For most engineering students a deductive, “theorem/proof/special case” style of exposition is alien to their ways of learning things. But most people appreciate the need to explain things that they are interested in. Sometimes, a plausibility argument is the most accessible explanation. Most engineering graduate students need more practice with logical arguments that explain why techniques are correct or at least plausible, and this will enhance their problem-solving and communication skills.
Often an example leads to its standardization in a definition or a theorem with general applicability. The style of exposition is usually inductive rather than deductive. Also, in order to not overwhelm them, I show students the difficulties gradually and often begin with analogies to familiar topics.

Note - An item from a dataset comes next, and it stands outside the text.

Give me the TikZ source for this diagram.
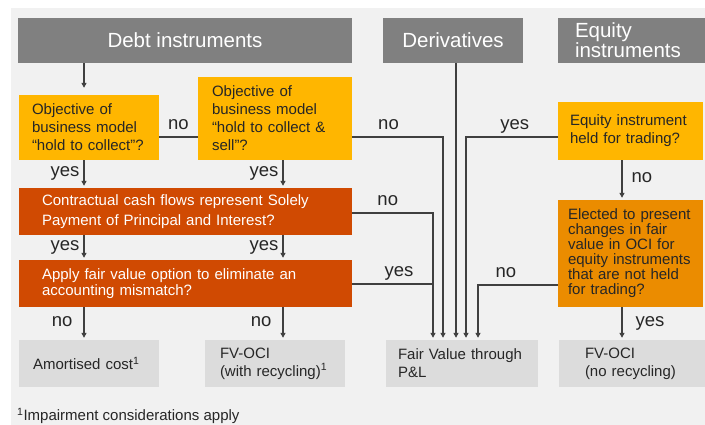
\documentclass[tikz,border=0pt]{standalone}
\usepackage{fontspec}
\setmainfont{Liberation Sans}
\usetikzlibrary{arrows.meta}

\definecolor{hdrgray}{HTML}{808080}
\definecolor{pwcyellow}{HTML}{FFB600}
\definecolor{pwcorange}{HTML}{EB8C00}
\definecolor{pwcred}{HTML}{D04A02}
\definecolor{resgray}{HTML}{DCDCDC}
\definecolor{bggray}{HTML}{F1F1F1}
\definecolor{linegray}{HTML}{404040}
\definecolor{txtdark}{HTML}{262626}

\tikzset{
  hdr/.style = {fill = hdrgray, text = white, inner sep = 0pt, font = \fontsize{20.5}{20}\selectfont},
  ask/.style = {inner ysep = 0pt, align = left, text = txtdark, font = \fontsize{15}{18}\selectfont},
  res/.style = {fill = resgray, inner ysep = 0pt, align = left, text = txtdark, minimum height = 47pt, font = \fontsize{15}{18}\selectfont},
  con/.style = {draw = linegray, line width = 1.2pt},
  arr/.style = {con, -{Triangle[width = 5pt, length = 5pt]}, shorten > = 2pt},
  lbl/.style = {inner sep = 1pt, text height = 10pt, text depth = 4pt, text = txtdark, font = \fontsize{18.5}{18.5}\selectfont}
}

\begin{document}
\begin{tikzpicture}[x = 1pt, y = -1pt]

      \useasboundingbox (0, 0) rectangle (705, 425);
      \fill[white] (0, 0) rectangle (705, 425);
      \fill[bggray] (11, 8) rectangle (705, 425);

      \node[hdr, minimum width = 334pt, minimum height = 45pt] (debt) at (185, 40.5) {Debt instruments};
      \node[hdr, minimum width = 140pt, minimum height = 45pt] (deriv) at (453, 40.5) {Derivatives};
      \node[hdr, minimum height = 45pt, text width = 113pt, inner xsep = 17pt, align = left] (equity) at (631.5, 40.5) {Equity\\instruments};

      \node[ask, fill = pwcyellow, text width = 114pt, inner xsep = 13pt, minimum height = 65pt] (htc) at (89, 127.5)
        {Objective of\\business model\\“hold to collect”?};
      \node[ask, fill = pwcyellow, text width = 126pt, inner xsep = 14pt, minimum height = 83pt] (htcs) at (275, 118.5)
        {Objective of\\business model\\“hold to collect \&\\sell”?};
      \node[ask, fill = pwcred, text = white, text width = 287pt, inner xsep = 23pt, minimum height = 47pt, font = \fontsize{15}{20}\selectfont] (sppi) at (185.5, 211.5)
        {Contractual cash flows represent Solely\\Payment of Principal and Interest?};
      \node[ask, fill = pwcred, text = white, text width = 287pt, inner xsep = 23pt, minimum height = 47pt, font = \fontsize{15}{16}\selectfont] (fvo) at (185.5, 283.5)
        {Apply fair value option to eliminate an\\accounting mismatch?};
      \node[ask, fill = pwcyellow, text width = 121pt, inner xsep = 12pt, minimum height = 58pt] (eqtrade) at (630.5, 131)
        {Equity instrument\\held for trading?};
      \node[ask, fill = pwcorange, text width = 125pt, inner xsep = 10pt, minimum height = 107pt, font = \fontsize{15}{15}\selectfont] (eqoci) at (630.5, 253.5)
        {Elected to present\\changes in fair\\value in OCI for\\equity instruments\\that are not held\\for trading?};

      \node[res, text width = 112pt, inner xsep = 14pt] (amort) at (89, 363.5) {Amortised cost\textsuperscript{1}};
      \node[res, text width = 110pt, inner xsep = 15pt] (fvoci) at (275, 363.5) {FV-OCI\\(with recycling)\textsuperscript{1}};
      \node[res, text width = 128pt, inner xsep = 12pt] (fvpl) at (462, 363.5) {Fair Value through\\P\&L};
      \node[res, text width = 94pt, inner xsep = 26pt] (fvocinr) at (632, 363.5) {FV-OCI\\(no recycling)};

      \node[anchor = base west, inner sep = 0pt, text = txtdark, font = \fontsize{15}{18}\selectfont] (note) at (17, 420.5)
        {\textsuperscript{1}Impairment considerations apply};

      \coordinate (colA) at (84, 0);
      \coordinate (colB) at (283, 0);
      \coordinate (colE) at (622, 0);
      \coordinate (pl1) at (433, 0);
      \coordinate (pl2) at (443, 0);
      \coordinate (pl3) at (456, 0);
      \coordinate (pl4) at (466, 0);
      \coordinate (pl5) at (478, 0);
      \coordinate (rowA) at (0, 137);
      \coordinate (rowC) at (0, 213);
      \coordinate (rowD) at (0, 284);
      \coordinate (rowF) at (0, 285);

      \draw[arr, shorten > = 7pt] (colA |- debt.south) -- (colA |- htc.north);
      \draw[con] (htc.east |- rowA) -- node[lbl, above = 2pt] (noA) {no} (htcs.west |- rowA);
      \draw[arr] (htcs.east |- rowA) -| node[lbl, above = 2pt, pos = 0.2] (noB) {no} (pl2 |- fvpl.north);
      \draw[arr] (colA |- htc.south) -- node[lbl, left = 3pt] (yesA) {yes} (colA |- sppi.north);
      \draw[arr] (colB |- htcs.south) -- node[lbl, left = 3pt] (yesB) {yes} (colB |- sppi.north);
      \draw[arr] (sppi.east |- rowC) -| node[lbl, above = 2pt, pos = 0.22] (noC) {no} (pl1 |- fvpl.north);
      \draw[arr] (colA |- sppi.south) -- node[lbl, left = 3pt] (yesCA) {yes} (colA |- fvo.north);
      \draw[arr] (colB |- sppi.south) -- node[lbl, left = 3pt] (yesCB) {yes} (colB |- fvo.north);
      \draw[con] (fvo.east |- rowD) -- node[lbl, above = 2pt, pos = 0.58] (yesD) {yes} (pl1 |- rowD);
      \draw[arr] (colA |- fvo.south) -- node[lbl, left = 10pt] (noDA) {no} (colA |- amort.north);
      \draw[arr] (colB |- fvo.south) -- node[lbl, left = 10pt] (noDB) {no} (colB |- fvoci.north);
      \draw[arr] (pl3 |- deriv.south) -- (pl3 |- fvpl.north);
      \draw[arr] (eqtrade.west |- rowA) -| node[lbl, above = 2pt, pos = 0.234] (yesE) {yes} (pl4 |- fvpl.north);
      \draw[arr] (colE |- eqtrade.south) -- node[lbl, right = 8pt] (noE) {no} (colE |- eqoci.north);
      \draw[arr] (eqoci.west |- rowF) -| node[lbl, above = 2pt, pos = 0.325] (noF) {no} (pl5 |- fvpl.north);
      \draw[arr] (colE |- eqoci.south) -- node[lbl, right = 12pt] (yesF) {yes} (colE |- fvocinr.north);

    \end{tikzpicture}
\end{document}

It is precisely the students who are less well prepared who need this book the most.
As Epsteen (1913) wrote, “The professor of engineering is certainly on firm ground when he takes the stand that the mathematics taught to his students should not be too abstract on the one hand nor too concrete on the other. If the subject matter is too abstract it is unintelligible or uninteresting to the beginner; if it is too concrete the science degenerates to the mere performing of certain mechanical operations to a common tool instead of a valuable instrument.” This is still a very good guide to follow.
As Henderson (1997) wrote when discussing a survey of what businesses looked for in hiring bachelor’s degree holders: “Although engineers may not often need to develop novel mathematical techniques, an ability to read, interpret and implement such techniques is still a vital part of engineering research and development.” In this book, the role of theory is to organize results, provide solution techniques, illuminate what to calculate, and to assure when it is best to calculate. Theorems allow us to avoid reinventing the wheel” and thus are part of a style of establishing formulas and other results that is analogous to the engineering style of standardization. In general, theory in this book directly relates to methods. Usually, “theory” consists of derivations of useful identities.
My choice of what to explain is driven by what I can reasonably expect the readers to explain when they do the problems. What most readers learn from the text connects to what they really learn from working on the problems.
A lot of what engineers do these days is to use software packages; some engineers in research and development also help create software. As much as possible, software should not be a “black box” for the user. While this book is not a book about software packages, I want to give students the mathematical tools they need to understand what their software hopes to do and sometimes even how the software does it. In context, I show students useful MathematicaTM and MATLAB commands in strategic places.